» **Material**
::::::::::
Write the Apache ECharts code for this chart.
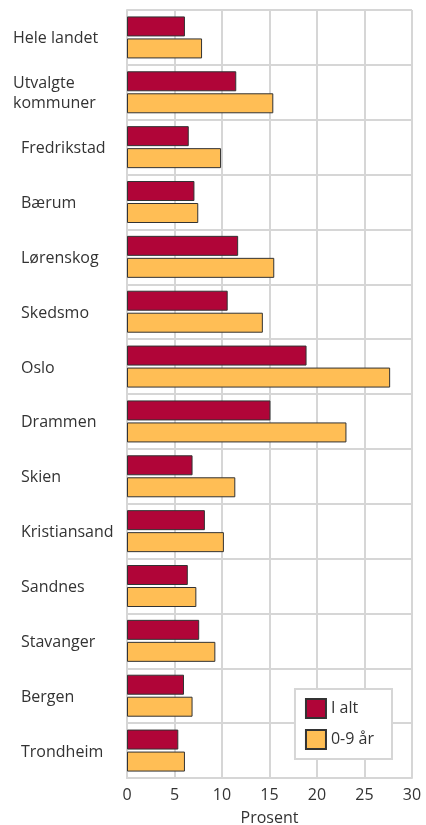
<!DOCTYPE html>
<html>
<head>
<meta charset="utf-8">
<script src="https://cdn.jsdelivr.net/npm/echarts@6/dist/echarts.min.js"></script>
<style>
  html, body { margin: 0; padding: 0; background: #fff; }
  #chart { width: 426px; height: 825px; }
</style>
</head>
<body>
<div id="chart"></div>
<script>
const categories = [
  'Hele landet', 'Utvalgte\nkommuner', 'Fredrikstad', 'Bærum', 'Lørenskog', 'Skedsmo', 'Oslo',
  'Drammen', 'Skien', 'Kristiansand', 'Sandnes', 'Stavanger', 'Bergen', 'Trondheim'
]
const iAlt = [6.1, 11.5, 6.5, 7.1, 11.7, 10.6, 18.9, 15.1, 6.9, 8.2, 6.4, 7.6, 6.0, 5.4]
const barn = [7.9, 15.4, 9.9, 7.5, 15.5, 14.3, 27.7, 23.1, 11.4, 10.2, 7.3, 9.3, 6.9, 6.1]
const xTicks = [0, 5, 10, 15, 20, 25, 30]

const gridColor = '#d6d6d6'
const textColor = '#333'
const font = '"Open Sans", "Noto Sans", sans-serif'

const myChart = echarts.init(document.getElementById('chart'))

const option = {
  animation: false,
  textStyle: { fontFamily: font },
  grid: { left: 127, right: 14, top: 10, bottom: 47, outerBoundsMode: 'none', containLabel: false },
  legend: {
    right: 34,
    bottom: 66,
    orient: 'vertical',
    icon: 'rect',
    backgroundColor: '#fff',
    borderColor: gridColor,
    borderWidth: 2,
    padding: [9, 18, 9, 10],
    itemWidth: 20,
    itemHeight: 19,
    itemGap: 10,
    textStyle: { fontSize: 16, color: textColor, fontFamily: font },
    data: ['I alt', '0-9 år']
  },
  xAxis: {
    type: 'value',
    min: xTicks[0],
    max: xTicks[xTicks.length - 1],
    interval: 5,
    name: 'Prosent',
    nameLocation: 'middle',
    nameGap: 32,
    nameTextStyle: { fontSize: 16, color: textColor, fontFamily: font },
    axisLine: { show: true, lineStyle: { color: gridColor, width: 2 } },
    axisTick: { show: false },
    axisLabel: { fontSize: 16, color: textColor, margin: 9, fontFamily: font },
    splitLine: { show: true, lineStyle: { color: gridColor, width: 2 } }
  },
  yAxis: {
    type: 'category',
    inverse: true,
    data: categories,
    axisLine: { show: true, lineStyle: { color: gridColor, width: 2 } },
    axisTick: { show: false },
    splitLine: { show: true, lineStyle: { color: gridColor, width: 2 } },
    axisLabel: {
      align: 'left',
      margin: 114,
      fontFamily: font,
      formatter: (v, i) => v.split('\n').map(s => (i < 2 ? '{w|' : '{n|') + s + '}').join('\n'),
      rich: {
        w: { fontSize: 16, color: textColor, lineHeight: 20, padding: [3, 0, 0, 0], fontFamily: font },
        n: { fontSize: 16, color: textColor, lineHeight: 20, padding: [3, 0, 0, 8], fontFamily: font }
      }
    }
  },
  series: [
    {
      name: 'I alt',
      type: 'bar',
      data: iAlt,
      barWidth: 20,
      barGap: '10%',
      itemStyle: { color: '#b00538', borderColor: '#333', borderWidth: 1 }
    },
    {
      name: '0-9 år',
      type: 'bar',
      data: barn,
      barWidth: 20,
      barGap: '10%',
      itemStyle: { color: '#ffbe55', borderColor: '#333', borderWidth: 1 }
    }
  ]
}

myChart.setOption(option)
</script>
</body>
</html>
::::::::::
» **The task**
Reproduce each line word for word and drop the pictures.

» **Task solution**
Write the Apache ECharts code for this chart.
<!DOCTYPE html>
<html>
<head>
<meta charset="utf-8">
<script src="https://cdn.jsdelivr.net/npm/echarts@6/dist/echarts.min.js"></script>
<style>
  html, body { margin: 0; padding: 0; background: #fff; }
  #chart { width: 426px; height: 825px; }
</style>
</head>
<body>
<div id="chart"></div>
<script>
const categories = [
  'Hele landet', 'Utvalgte\nkommuner', 'Fredrikstad', 'Bærum', 'Lørenskog', 'Skedsmo', 'Oslo',
  'Drammen', 'Skien', 'Kristiansand', 'Sandnes', 'Stavanger', 'Bergen', 'Trondheim'
]
const iAlt = [6.1, 11.5, 6.5, 7.1, 11.7, 10.6, 18.9, 15.1, 6.9, 8.2, 6.4, 7.6, 6.0, 5.4]
const barn = [7.9, 15.4, 9.9, 7.5, 15.5, 14.3, 27.7, 23.1, 11.4, 10.2, 7.3, 9.3, 6.9, 6.1]
const xTicks = [0, 5, 10, 15, 20, 25, 30]

const gridColor = '#d6d6d6'
const textColor = '#333'
const font = '"Open Sans", "Noto Sans", sans-serif'

const myChart = echarts.init(document.getElementById('chart'))

const option = {
  animation: false,
  textStyle: { fontFamily: font },
  grid: { left: 127, right: 14, top: 10, bottom: 47, outerBoundsMode: 'none', containLabel: false },
  legend: {
    right: 34,
    bottom: 66,
    orient: 'vertical',
    icon: 'rect',
    backgroundColor: '#fff',
    borderColor: gridColor,
    borderWidth: 2,
    padding: [9, 18, 9, 10],
    itemWidth: 20,
    itemHeight: 19,
    itemGap: 10,
    textStyle: { fontSize: 16, color: textColor, fontFamily: font },
    data: ['I alt', '0-9 år']
  },
  xAxis: {
    type: 'value',
    min: xTicks[0],
    max: xTicks[xTicks.length - 1],
    interval: 5,
    name: 'Prosent',
    nameLocation: 'middle',
    nameGap: 32,
    nameTextStyle: { fontSize: 16, color: textColor, fontFamily: font },
    axisLine: { show: true, lineStyle: { color: gridColor, width: 2 } },
    axisTick: { show: false },
    axisLabel: { fontSize: 16, color: textColor, margin: 9, fontFamily: font },
    splitLine: { show: true, lineStyle: { color: gridColor, width: 2 } }
  },
  yAxis: {
    type: 'category',
    inverse: true,
    data: categories,
    axisLine: { show: true, lineStyle: { color: gridColor, width: 2 } },
    axisTick: { show: false },
    splitLine: { show: true, lineStyle: { color: gridColor, width: 2 } },
    axisLabel: {
      align: 'left',
      margin: 114,
      fontFamily: font,
      formatter: (v, i) => v.split('\n').map(s => (i < 2 ? '{w|' : '{n|') + s + '}').join('\n'),
      rich: {
        w: { fontSize: 16, color: textColor, lineHeight: 20, padding: [3, 0, 0, 0], fontFamily: font },
        n: { fontSize: 16, color: textColor, lineHeight: 20, padding: [3, 0, 0, 8], fontFamily: font }
      }
    }
  },
  series: [
    {
      name: 'I alt',
      type: 'bar',
      data: iAlt,
      barWidth: 20,
      barGap: '10%',
      itemStyle: { color: '#b00538', borderColor: '#333', borderWidth: 1 }
    },
    {
      name: '0-9 år',
      type: 'bar',
      data: barn,
      barWidth: 20,
      barGap: '10%',
      itemStyle: { color: '#ffbe55', borderColor: '#333', borderWidth: 1 }
    }
  ]
}

myChart.setOption(option)
</script>
</body>
</html>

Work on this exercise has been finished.